But what about the allegation that independent testing of the aircraft in realistic scenarios using actual Russian radars and jets.
Not a valid criticism.
To start off, Nellis have the 507th Air Defense Aggressor Squad...
http://www.nellis.af.mil/News/Article/284637/one-of-a-kind-squadron-trains-airmen-from-ground-up/
The 507th uses Soviet/Russian equipment to provide real time radar threats training to guest and host units, meaning a unit can come to Nellis, or the 507th can go to a unit's home base. There are many reports that when -- not if -- unleashed, the 507th 'killed' all attackers. That does not mean such will happen in real life, but what it means is that an un-trained and unfamiliar unit will face an EM threat that they may not be able to recover against. Once a unit is trained and familiar, that is a different, and classified, story.
But to get technical about it...
This is the foundation of
ALL pulsed radar systems...
From that, we can create much more complex pulse characteristics like this...
Pulse complexity depends on the level of computer and software sophistication.
Currently, there are no credible technical sources that says X country is able to create radar pulse characteristics that the US cannot replicate. We have SIGINT flights for this reason. You better believe it that we know %99.999 of what the Chinese, Russian, Iranian, and North Korea has.
What little has been performed shows the aircraft is prone to displaying ghost targets.
This is a loaded statement. The word 'prone' is interpretative.
Ghost targets can come from many sources, including one's own hardware design, of course. But ghost targets can also come from environmental factors such as weather or from aircraft maneuvers that affect the relationship between aircraft and target.

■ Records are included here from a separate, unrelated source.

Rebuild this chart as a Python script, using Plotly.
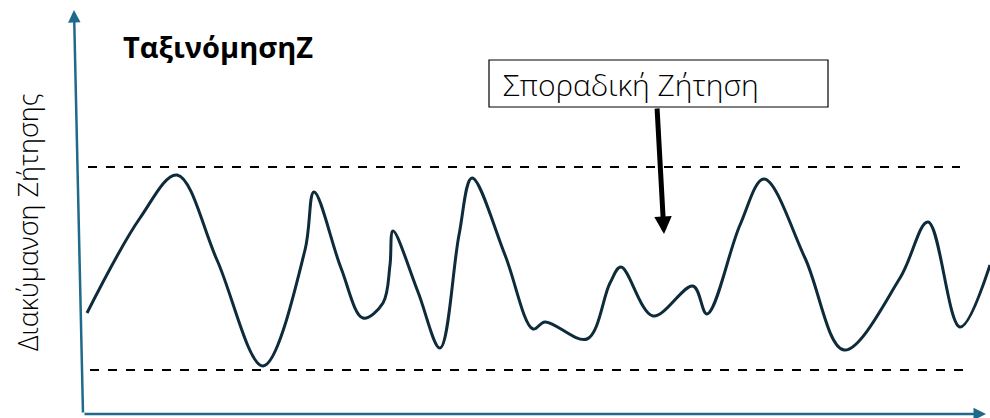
import plotly.graph_objects as go

# demand curve (time, level)
time = [87, 140, 177, 217, 263, 305, 314, 341, 363, 383, 390, 393, 418, 440, 459, 472, 505, 533, 545, 587,
        610, 621, 653, 693, 707, 740, 764, 805, 844, 900, 928, 960, 990]
level = [313, 218, 175, 260, 366, 250, 192, 268, 318, 303, 265, 231, 292, 348, 235, 178, 255, 329, 322, 339,
         283, 267, 316, 286, 314, 225, 179, 258, 350, 278, 222, 327, 265]

upper_limit = 167
lower_limit = 370

title_text = "ΤαξινόμησηZ"
ylabel_text = "Διακύμανση Ζήτησης"
box_text = "Σποραδική Ζήτηση"

axis_col = "#1f6a8a"
curve_col = "#0d2b3a"

H = 418
lv = [H - v for v in level]

fig = go.Figure()
fig.add_trace(go.Scatter(x=time, y=lv, mode="lines",
                         line=dict(color=curve_col, width=3, shape="spline", smoothing=1.0),
                         hoverinfo="skip", showlegend=False))

# control limits
fig.add_shape(type="line", x0=88, x1=960, y0=H - upper_limit, y1=H - upper_limit,
              line=dict(color="black", width=1.8, dash="dash"))
fig.add_shape(type="line", x0=90, x1=971, y0=H - lower_limit, y1=H - lower_limit,
              line=dict(color="black", width=1.8, dash="dash"))

# axes drawn as arrows
fig.add_annotation(x=986, y=H - 414, ax=83, ay=H - 414, xref="x", yref="y", axref="x", ayref="y",
                   text="", showarrow=True, arrowhead=2, arrowsize=1, arrowwidth=2.5, arrowcolor=axis_col)
fig.add_annotation(x=74, y=H - 10, ax=83, ay=H - 414, xref="x", yref="y", axref="x", ayref="y",
                   text="", showarrow=True, arrowhead=2, arrowsize=1, arrowwidth=2.5, arrowcolor=axis_col)

# callout box + arrow
fig.add_shape(type="rect", x0=489, x1=828, y0=H - 60, y1=H - 107,
              line=dict(color="black", width=1.2), fillcolor="white")
fig.add_annotation(x=501, y=H - 84, text=box_text, showarrow=False, xanchor="left", yanchor="middle",
                   font=dict(family="Open Sans", size=30, color="black", weight=300))
fig.add_annotation(x=664, y=H - 234, ax=657, ay=H - 107, xref="x", yref="y", axref="x", ayref="y",
                   text="", showarrow=True, arrowhead=2, arrowsize=0.7, arrowwidth=5, arrowcolor="black")

# title and y label
fig.add_annotation(x=121, y=H - 46, text="<b>" + title_text + "</b>", showarrow=False,
                   xanchor="left", yanchor="middle",
                   font=dict(family="Open Sans", size=29, color="black"))
fig.add_annotation(x=27, y=H - 222, text=ylabel_text, showarrow=False, textangle=-90,
                   xanchor="center", yanchor="middle",
                   font=dict(family="Open Sans", size=27, color="black", weight=300))

fig.update_layout(width=990, height=418, margin=dict(l=0, r=0, t=0, b=0),
                  paper_bgcolor="white", plot_bgcolor="white",
                  xaxis=dict(range=[0, 990], visible=False, fixedrange=True),
                  yaxis=dict(range=[0, H], visible=False, fixedrange=True))

fig.write_html("out.html", config={"displayModeBar": False},
               post_script="document.body.style.margin='0';")
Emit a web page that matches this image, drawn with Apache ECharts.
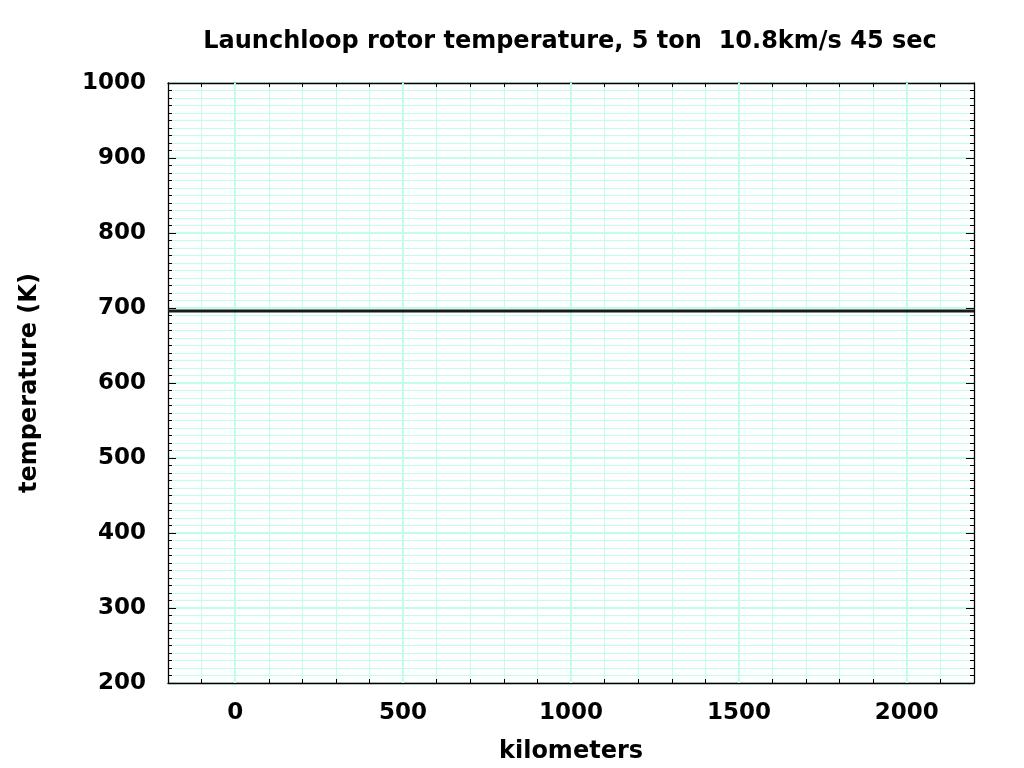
<!DOCTYPE html>
<html>
<head>
<meta charset="utf-8">
<script src="https://cdn.jsdelivr.net/npm/echarts@6/dist/echarts.min.js"></script>
<style>html,body{margin:0;padding:0;background:#fff;}#c{width:1024px;height:768px;}</style>
</head>
<body>
<div id="c"></div>
<script>
const titleText = 'Launchloop rotor temperature, 5 ton  10.8km/s 45 sec';
const xName = 'kilometers';
const yName = 'temperature (K)';
const xMin = -200, xMax = 2200, xStep = 100;
const yMin = 200, yMax = 1000, yStep = 100;
const xMajorTicks = [0, 500, 1000, 1500, 2000];
const distanceKm = [-200, 2200];
const temperatureK = [696, 696];

const FONT = 'DejaVu Sans';
const GRID = '#c2fcea';
const AX = '#000';
const plain = v => String(v);

function xAxisBase(pos) {
  return {
    type: 'value', position: pos, min: xMin, max: xMax, interval: xStep,
    axisLine: { show: true, onZero: false, lineStyle: { color: AX, width: 1.3 } },
    axisTick: { show: true, inside: true, length: 4, lineStyle: { color: AX, width: 1 } },
    axisLabel: { show: false },
    splitLine: { show: false }
  };
}
function xAxisMajor(pos) {
  return {
    type: 'value', position: pos, min: xMin, max: xMax, interval: xStep,
    axisLine: { show: false, onZero: false },
    axisTick: { show: true, inside: true, length: 8, customValues: xMajorTicks, lineStyle: { color: AX, width: 1 } },
    axisLabel: { show: false },
    splitLine: { show: false }
  };
}

const xBottom = xAxisBase('bottom');
xBottom.splitLine = { show: true, lineStyle: { color: GRID, width: 1 } };
xBottom.axisLabel = {
  show: true, customValues: xMajorTicks, margin: 19, formatter: plain,
  fontFamily: FONT, fontWeight: 'bold', fontSize: 23, color: '#000'
};
xBottom.name = xName;
xBottom.nameLocation = 'middle';
xBottom.nameGap = 57;
xBottom.nameTextStyle = { fontFamily: FONT, fontWeight: 'bold', fontSize: 24, color: '#000' };

function yAxisDef(pos, labels) {
  const a = {
    type: 'value', position: pos, min: yMin, max: yMax, interval: yStep,
    axisLine: { show: true, onZero: false, lineStyle: { color: AX, width: 1.3 } },
    axisTick: { show: true, inside: true, length: 8, lineStyle: { color: AX, width: 1 } },
    minorTick: { show: true, splitNumber: 10, length: 4, lineStyle: { color: AX, width: 1 } },
    axisLabel: { show: labels, margin: 22, formatter: plain, fontFamily: FONT, fontWeight: 'bold', fontSize: 23, color: '#000' },
    splitLine: { show: labels, lineStyle: { color: GRID, width: 2 } },
    minorSplitLine: { show: labels, lineStyle: { color: GRID, width: 1 } }
  };
  if (labels) {
    a.name = yName;
    a.nameLocation = 'middle';
    a.nameGap = 126;
    a.nameTextStyle = { fontFamily: FONT, fontWeight: 'bold', fontSize: 24, color: '#000' };
  }
  return a;
}

const chart = echarts.init(document.getElementById('c'), null, { renderer: 'canvas' });
chart.setOption({
  animation: false,
  backgroundColor: '#fff',
  title: {
    text: titleText, left: 565, top: 25, textAlign: 'center',
    textStyle: { fontFamily: FONT, fontWeight: 'bold', fontSize: 24, color: '#000' }
  },
  grid: { left: 168, right: 50, top: 83, bottom: 85, containLabel: false, outerBoundsMode: 'none' },
  xAxis: [xBottom, xAxisMajor('bottom'), xAxisBase('top'), xAxisMajor('top')],
  yAxis: [yAxisDef('left', true), yAxisDef('right', false)],
  series: [
    {
      type: 'line', xAxisIndex: 0, yAxisIndex: 0, data: [], z: 1, silent: true,
      markLine: {
        silent: true, symbol: ['none', 'none'], animation: false,
        label: { show: false },
        lineStyle: { color: GRID, width: 2, type: 'solid' },
        data: xMajorTicks.map(v => ({ xAxis: v }))
      }
    },
    {
      type: 'line', xAxisIndex: 0, yAxisIndex: 0, z: 5,
      data: distanceKm.map((x, i) => [x, temperatureK[i]]),
      showSymbol: false, symbol: 'none',
      lineStyle: { color: '#1a1a1a', width: 3 }
    }
  ]
});
</script>
</body>
</html>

The Doppler component is one such external factor. No radar is immune to that. If the conditions are Goldilocks, meaning 'just right', even for a second, the radar will momentarily lose track and/or lock. This is real physics. Not 'Iranian physics' or 'Chinese physics' as it is well known in this forum that those two groups love to distort the laws of nature to suit their arguments.

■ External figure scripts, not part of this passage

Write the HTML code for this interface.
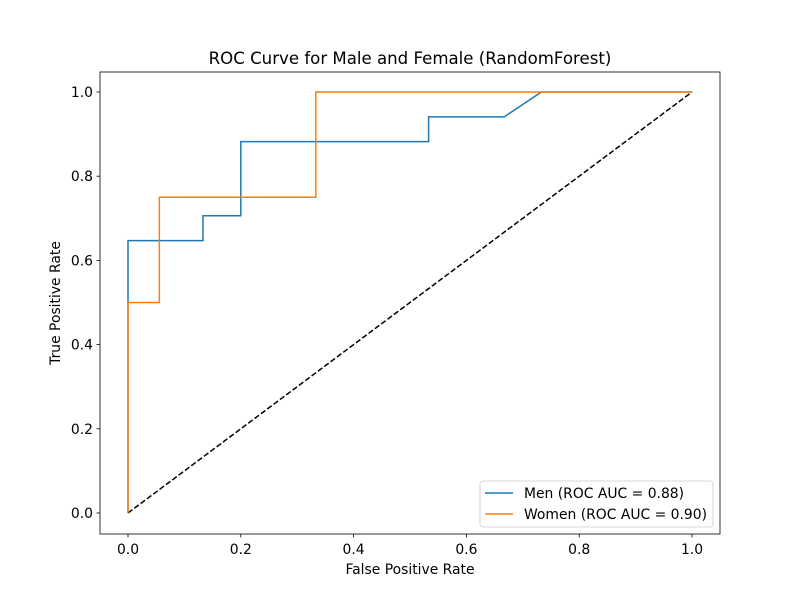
<!DOCTYPE html>
<html><head><meta charset="utf-8"><style>
body{margin:0;background:#fff;}
svg text{font-family:"DejaVu Sans","Liberation Sans",sans-serif;fill:#000;}
</style></head><body>
<svg id="chart" width="800" height="600" xmlns="http://www.w3.org/2000/svg">
<rect x="0" y="0" width="800" height="600" fill="#fff"/>
<g id="plot"></g>
</svg>
<script>
const menFpr=[0,0,0.133,0.133,0.2,0.2,0.533,0.533,0.667,0.733,1];
const menTpr=[0,0.647,0.647,0.706,0.706,0.882,0.882,0.941,0.941,1,1];
const womenFpr=[0,0,0.0556,0.0556,0.333,0.333,1];
const womenTpr=[0,0.5,0.5,0.75,0.75,1,1];
const diagX=[0,1];
const diagY=[0,1];
const xTicks=[0,0.2,0.4,0.6,0.8,1.0];
const yTicks=[0,0.2,0.4,0.6,0.8,1.0];
const legendLabels=["Men (ROC AUC = 0.88)","Women (ROC AUC = 0.90)"];

const NS="http://www.w3.org/2000/svg";
const g=document.getElementById('plot');
const X=v=>128+v*564, Y=v=>513-v*421;
function el(t,a,txt){const e=document.createElementNS(NS,t);for(const k in a)e.setAttribute(k,a[k]);if(txt!==undefined)e.textContent=txt;g.appendChild(e);return e;}
function line(xs,ys,color,dash,name){
  const p=el('polyline',{points:xs.map((x,i)=>X(x)+','+Y(ys[i])).join(' '),fill:'none',stroke:color,'stroke-width':1.5});
  if(dash)p.setAttribute('stroke-dasharray','5.5,2.4');
  
  
}
line(diagX,diagY,'#000',true,'chance-diagonal');
line(menFpr,menTpr,'#1f77b4',false,'men-roc-line');
line(womenFpr,womenTpr,'#ff7f0e',false,'women-roc-line');
const frame=el('rect',{x:100,y:72,width:620,height:462,fill:'none',stroke:'#000','stroke-width':0.8});


xTicks.forEach(t=>{
  el('line',{x1:X(t),x2:X(t),y1:534,y2:537.5,stroke:'#000','stroke-width':0.8});
  const tx=el('text',{x:X(t),y:554,'font-size':13.9,'text-anchor':'middle'},t.toFixed(1));
  
  
});
yTicks.forEach(t=>{
  el('line',{x1:96.5,x2:100,y1:Y(t),y2:Y(t),stroke:'#000','stroke-width':0.8});
  const tx=el('text',{x:93,y:Y(t)+5,'font-size':13.9,'text-anchor':'end'},t.toFixed(1));
  
  
});
const ttl=el('text',{x:410,y:64,'font-size':16.6,'text-anchor':'middle'},'ROC Curve for Male and Female (RandomForest)');


const xl=el('text',{x:410,y:574,'font-size':13.9,'text-anchor':'middle'},'False Positive Rate');


const yl=el('text',{x:0,y:0,'font-size':13.9,'text-anchor':'middle',transform:'translate(60,303) rotate(-90)'},'True Positive Rate');


const lb=el('rect',{x:480,y:481,width:233,height:46,rx:3,fill:'#fff','fill-opacity':0.8,stroke:'#ccc','stroke-width':0.8});


const cols=['#1f77b4','#ff7f0e'];
legendLabels.forEach((l,i)=>{
  const y=493+i*21;
  el('line',{x1:485,x2:513,y1:y,y2:y,stroke:cols[i],'stroke-width':1.5});
  const t=el('text',{x:524,y:y+5,'font-size':13.9},l);
  
  
});
</script>
</body></html>
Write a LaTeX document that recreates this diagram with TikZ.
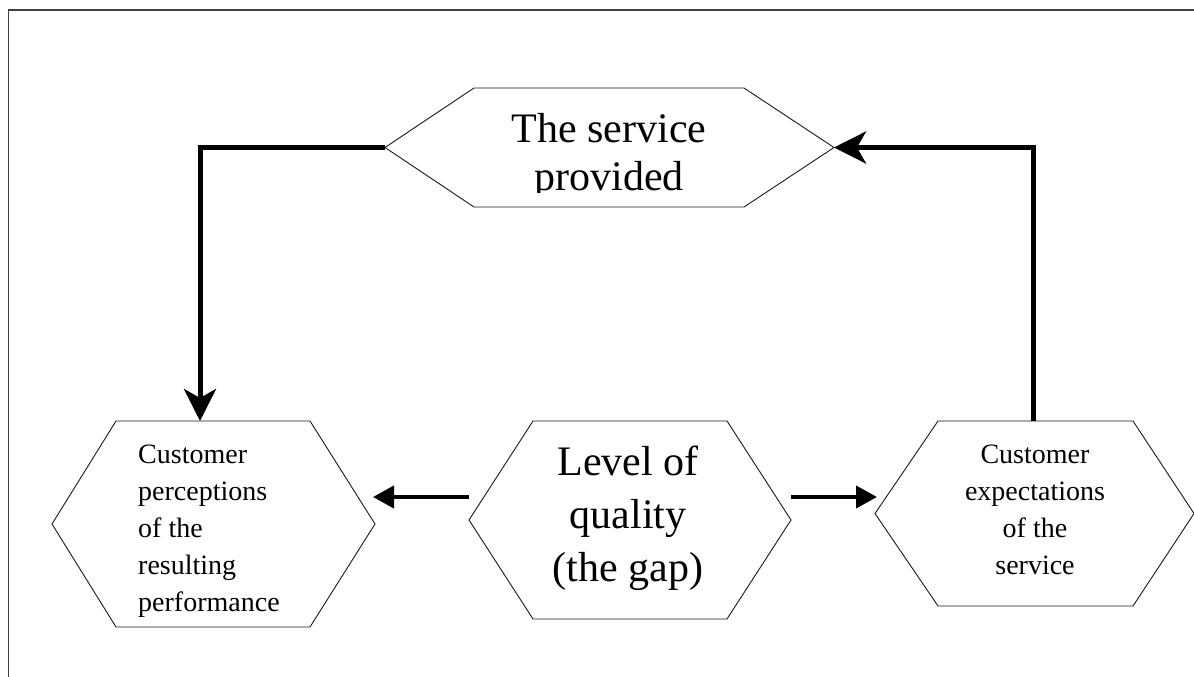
\documentclass[tikz,border=0pt]{standalone}
\usepackage{fontspec}
\setmainfont{Liberation Serif}
\usetikzlibrary{arrows.meta,calc}
\begin{document}
\begin{tikzpicture}[x=1pt,y=-1pt,
  hexbox/.style={shape=rectangle,inner sep=0pt,outer sep=0pt},
  hexline/.style={draw=black!90,line width=0.9pt,line join=miter},
  frameline/.style={draw=black!75,line width=1.2pt},
  bigarrow/.style={line width=5pt,-{Stealth[length=32pt,width=32pt,inset=9pt]}},
  midarrow/.style={line width=4pt,-{Triangle[length=21pt,width=22pt]}},
  bigtext/.style={inner sep=0pt,align=center,font=\fontsize{42}{#1}\selectfont},
  smalltext/.style={inner sep=0pt,font=\fontsize{28}{37}\selectfont},
]
\useasboundingbox (0,0) rectangle (1194,677);
% frame (only left and top edges visible)
\draw[frameline] (8.5,680) -- (8.5,10) -- (1197,10);

% hexagons
\node[hexbox,minimum width=449pt,minimum height=119pt] (top) at (609.5,147.5) {};
\draw[hexline] (top.west) -- ([xshift=89pt]top.north west) -- ([xshift=-90pt]top.north east) -- (top.east) -- ([xshift=-90pt]top.south east) -- ([xshift=89pt]top.south west) -- cycle;

\node[hexbox,minimum width=323pt,minimum height=206pt] (left) at (213.5,524) {};
\draw[hexline] (left.west) -- ([xshift=64pt]left.north west) -- ([xshift=-65pt]left.north east) -- (left.east) -- ([xshift=-65pt]left.south east) -- ([xshift=64pt]left.south west) -- cycle;

\node[hexbox,minimum width=322pt,minimum height=198pt] (mid) at (630,520) {};
\draw[hexline] (mid.west) -- ([xshift=64pt]mid.north west) -- ([xshift=-64pt]mid.north east) -- (mid.east) -- ([xshift=-64pt]mid.south east) -- ([xshift=64pt]mid.south west) -- cycle;

\node[hexbox,minimum width=319pt,minimum height=185pt] (right) at (1034.5,513.5) {};
\draw[hexline] (right.west) -- ([xshift=63pt]right.north west) -- ([xshift=-61pt]right.north east) -- (right.east) -- ([xshift=-61pt]right.south east) -- ([xshift=63pt]right.south west) -- cycle;

% texts (anchor base = baseline of the last line)
\begin{scope}
\clip (385,88) rectangle (834,192);
\node[bigtext=48pt,anchor=base] (toptxt) at (609,190) {The service\\provided};
\end{scope}
\node[bigtext=53pt,anchor=base] (midtxt) at (628,581) {Level of\\quality\\(the gap)};
\node[smalltext,align=left,anchor=base west] (lefttxt) at (138,611) {Customer\\perceptions\\of the\\resulting\\performance};
\node[smalltext,align=center,anchor=base] (righttxt) at (1035,574) {Customer\\expectations\\of the\\service};

% connectors
\coordinate (ay) at (0,497);
\draw[bigarrow] (top.west) -| ([xshift=-13.5pt]left.north);
\draw[bigarrow] ([xshift=-1pt]right.north) |- (top.east);
\draw[midarrow] (mid.west |- ay) -- ($(left.east |- ay)+(-2,0)$);
\draw[midarrow] (mid.east |- ay) -- ($(right.west |- ay)+(2,0)$);
\end{tikzpicture}
\end{document}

What is also real physics is that if another radar at a different location is looking at the same target, that other radar
WILL NOT see ghosts. The angular and Doppler differences are -- different.
So if you have two F-35s, one pilot is not going to say: 'Hey Maverick, this is Iceman, can you check coords X, Y, and Z ?'
No, Maverick and Iceman will be informed by their F-35s of the calculated location of that target as compensated by each jet without prompting by the pilots. In the old days, as in when I was on the F-111 and F-16, we cannot even communicate by voice to each other to have this kind of verification. Today, the F-22/35 can do autonomous cross checking as soon as they know of each other's presence. Now you add in AWACS and/or ground radars that can do the same thing.
No other air force can do this at this time and probably not for the next 20 yrs.
The only counter Berke had was "it performed very well in Red Flag". Well Red Flag is almost all US jets, whose radar and system capabilities they know like the back of their hands. It is also not an independent test because the same airforce leaders who are backing F-35 were involved in planning and executing Red Flag.
Go find Pakistani pilots who have been to Red Flag and see if they take that criticism seriously.
The core of Sprey's venom against the F-35 is that the entire program is corrupt, from top to bottom. No one is honest. Anyone who speaks positively of the jet is either a dupe or in the pay of Lockheed. I put it at the same absurdity as 9/11 is an 'inside job'.